5.2. The User shall not be entitled:
- to reproduce, distribute, process any elements of the Service for commercial and non-commercial purposes without the Company’s permit for performing the said actions;
- to reproduce any elements of design and front-end of the Web-Site when creating web-sites or carrying out any commercial activity on and outside the Internet;
- to provide the third persons with access to the Service by whatever means;
- to break the rules of using the Service provided for herein;
- to perform other actions which, in the Company’s opinion, may violate the applicable law, rights and legal interests of the third persons or damage the Company’s activity and interests.
5.3. The User shall:
- comply with the terms and conditions hereof or stop using the Service;
- pay the Company’s remuneration to obtain access to the paid options of the Service;
- monitor the amendments introduced by the Company hereto;
- take the measures necessary to ensure confidentiality of the password used to sign in the Personal Account, make sure that the password is not kept in the browser (inter alia when using cookies) if the third persons use the PC. All the actions performed on the Web-Site using the User’s login information shall be deemed to have been performed by the User.
5.4. The User shall be solely liable to the third persons for its own actions when using the Service inter alia for compliance of the User’s actions with the applicable law and absence of violation of the third persons’ rights and legal interests. The User at its own discretion and expense shall settle all the third persons’ claims resulting from the User’s actions when using the Service.
6. Liability of the Parties and limitation of liability hereunder
6.1. For failure to fulfill the obligations hereunder the Parties shall be liable in accordance with the laws of the United Kingdom and Wales.
6.2. The Service including all the programs, scripts, Data, front-end of the Web-Site and other elements shall be provided “as is”. The Company does not provide any warranties with respect of absence of idle time of the Service caused by technical malfunctions, scheduled maintenance etc., however it shall use commercially reasonable efforts to ensure 24/7 operation of the Service. The Company does not warrant that the Service or any elements thereof will function at any particular time in the future and that they will be operable. The Company does not warrant that the Service or any elements thereof will be fit for particular purpose. The Company does not warrant or promise any specific results of using the Service or elements thereof.
6.3. The Company shall neither be liable nor shall reimburse any direct or indirect damage inflicted to the User or the third persons as a result of using the Service as well as resulting from using or impossibility of using the Data to be obtained through the Service unless otherwise is stipulated by the applicable law.

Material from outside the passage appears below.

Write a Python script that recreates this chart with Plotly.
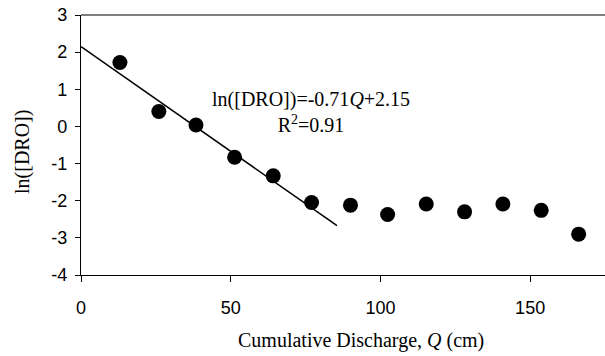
import plotly.graph_objects as go

# Data
discharge_cm = [13.0, 26.0, 38.4, 51.3, 64.2, 77.0, 90.0, 102.4, 115.3, 128.1, 140.9, 153.7, 166.2]
ln_dro = [1.72, 0.40, 0.04, -0.83, -1.33, -2.05, -2.12, -2.37, -2.09, -2.30, -2.09, -2.26, -2.90]

# Fitted regression line (plotted in axis units)
fit_x = [0.0, 85.5]
fit_intercept = 2.15
fit_slope = -0.0564
fit_y = [fit_intercept + fit_slope * x for x in fit_x]

x_ticks = [0, 50, 100, 150]
x_tick_labels = ["0", "50", "100", "150"]
y_ticks = [-4, -3, -2, -1, 0, 1, 2, 3]
y_tick_labels = ["-4", "-3", "-2", "-1", "0", "1", "2", "3"]

fig = go.Figure()
fig.add_trace(go.Scatter(x=fit_x, y=fit_y, mode="lines",
                         line=dict(color="black", width=1.6), showlegend=False))
fig.add_trace(go.Scatter(x=discharge_cm, y=ln_dro, mode="markers",
                         marker=dict(color="black", size=15), showlegend=False))

L, R, T, B = 81, 0, 15, 81
PW, PH = 605 - L - R, 356 - T - B

fig.update_layout(
    width=605, height=356,
    margin=dict(l=L, r=R, t=T, b=B),
    plot_bgcolor="white", paper_bgcolor="white",
    font=dict(family="Liberation Sans, Arial", size=17, color="black"),
    xaxis=dict(range=[0, 175], tickvals=x_ticks, ticktext=x_tick_labels,
               showgrid=False, zeroline=False,
               showline=True, linecolor="black", linewidth=1.2,
               ticks="outside", ticklen=6, tickcolor="black", tickwidth=1,
               ticklabelstandoff=10,
               tickfont=dict(family="Liberation Sans, Arial", size=18)),
    yaxis=dict(range=[-4, 3], tickvals=y_ticks, ticktext=y_tick_labels,
               showgrid=False, zeroline=False,
               showline=True, linecolor="black", linewidth=1.2,
               ticks="outside", ticklen=5, tickcolor="black", tickwidth=1,
               ticklabelstandoff=4,
               tickfont=dict(family="Liberation Sans, Arial", size=18)),
    shapes=[dict(type="line", xref="paper", yref="paper", x0=0, x1=1, y0=1, y1=1,
                 line=dict(color="black", width=1.2))],
    annotations=[
        dict(text="ln([DRO])=-0.71<i>Q</i>+2.15<br>R<sup>2</sup>=0.91",
             xref="paper", yref="paper",
             x=(311 - L) / PW, y=(356 - B - 112) / PH,
             xanchor="center", yanchor="middle", showarrow=False,
             font=dict(family="Liberation Serif, Times New Roman", size=20)),
        dict(text="Cumulative Discharge, <i>Q</i> (cm)", xref="paper", yref="paper",
             x=(361 - L) / PW, y=-(340 - (356 - B)) / PH, showarrow=False,
             xanchor="center", yanchor="middle",
             font=dict(family="Liberation Serif, Times New Roman", size=20)),
        dict(text="ln([DRO])", xref="paper", yref="paper",
             x=-(L - 22) / PW, y=((356 - B) - 152) / PH, showarrow=False, textangle=-90,
             xanchor="center", yanchor="middle",
             font=dict(family="Liberation Serif, Times New Roman", size=20)),
    ],
)

fig.write_html("out.html", config={"displayModeBar": False},
               post_script="document.body.style.margin='0';document.body.style.overflow='hidden';")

7. Execution of the Agreement and payment for the Company’s services
7.1. To obtain access to the paid options of the Service the User shall pay for the Company’s services in accordance with the tariffs available at https://seosan.io/
7.2. Payment shall be effected in Russian Rubles. Tariffs are differentiated depending on the list of functional capabilities of the Service and provide for granting of access to the relevant functionality for one (1) calendar month.
The Company may unilaterally change the tariffs at any time without prior notice to the User. New tariffs shall be applied from the next calendar month following the month during which the tariffs were changed. Cost of the paid options of the Service chosen by the User is not subject to revision.
7.3. When paying for access to the paid options of the Service the User shall adhere to the payment instructions with respect to procedure and methods of payment. The Company shall not be liable for correctness of the User’s payment.
7.4. The amount paid by the User for provision with access to the paid options of the Service is non-refundable even if the User did not use such options of the Service.
7.5. Access to the paid options of the Service shall be deemed to have been duly provided and accepted by the User in full if during five (5) business days after the end of the calendar month during which the User was provided with access to the paid options the Company has not received any reasoned written User’s claims.
8. Period of validity and termination of the Agreement
8.1. With respect to the basic options of the Service this Agreement shall enter into force after the User’s registration on the Web-Site and acceptance of the terms and conditions hereof and shall remain in force for one (1) calendar year. This Agreement shall be automatically prolonged for each next one (1) calendar year unless prior to the expiry date:
8.1.1 The User decides to stop using the Service having sent the relevant notice to the Company;
8.1.2. The Company decides to terminate this Agreement unilaterally and without judicial procedures with immediate termination of access and possibility of using the Service without reimbursement of any costs or damages unless otherwise provided for by the applicable law. In particular the Company may decide so in case of:
- closing of the Service;
- any (including one-time) breach hereof by the User.
8.2. With respect to the paid options of the Service this Agreement shall enter into force after the Company’s receipt of the User’s payment in the amount stipulated herein and shall remain in force for one (1) calendar month.
With respect to the paid options of the Service this Agreement may be earlier terminated:
- at the Company’s discretion in case of the User’s failure to fulfill its obligations stipulated herein;
In both cases of earlier termination hereof with respect to the paid options of the Service the amount paid to the Company are not subject to refund to the User.
9. Final Provisions
9.1. This Agreement, conclusion, execution and termination hereof shall be governed by the laws of the United Kingdom and Wales.
9.2. Invalidity of one or more provisions hereof duly recognized by the legally effective court decision shall not entail invalidity of the entire Agreement for the Parties. If one or more provisions hereof are duly recognized invalid by the legally effective court decision the Parties shall fulfill their obligations hereunder by the means most closely approximate to those supposed by the Parties when concluding and/or amending the Agreement after mutual approval.
9.3. All the disputes between the Parties with respect to this Agreement shall be settled by communication and negotiations through the pretrial process. If the Parties fail to agree by the negotiations within sixty (60) calendar days after receipt of a written claim by the other Party any Party concerned shall submit the dispute to the court in accordance with the jurisdiction rules stipulated in the applicable law.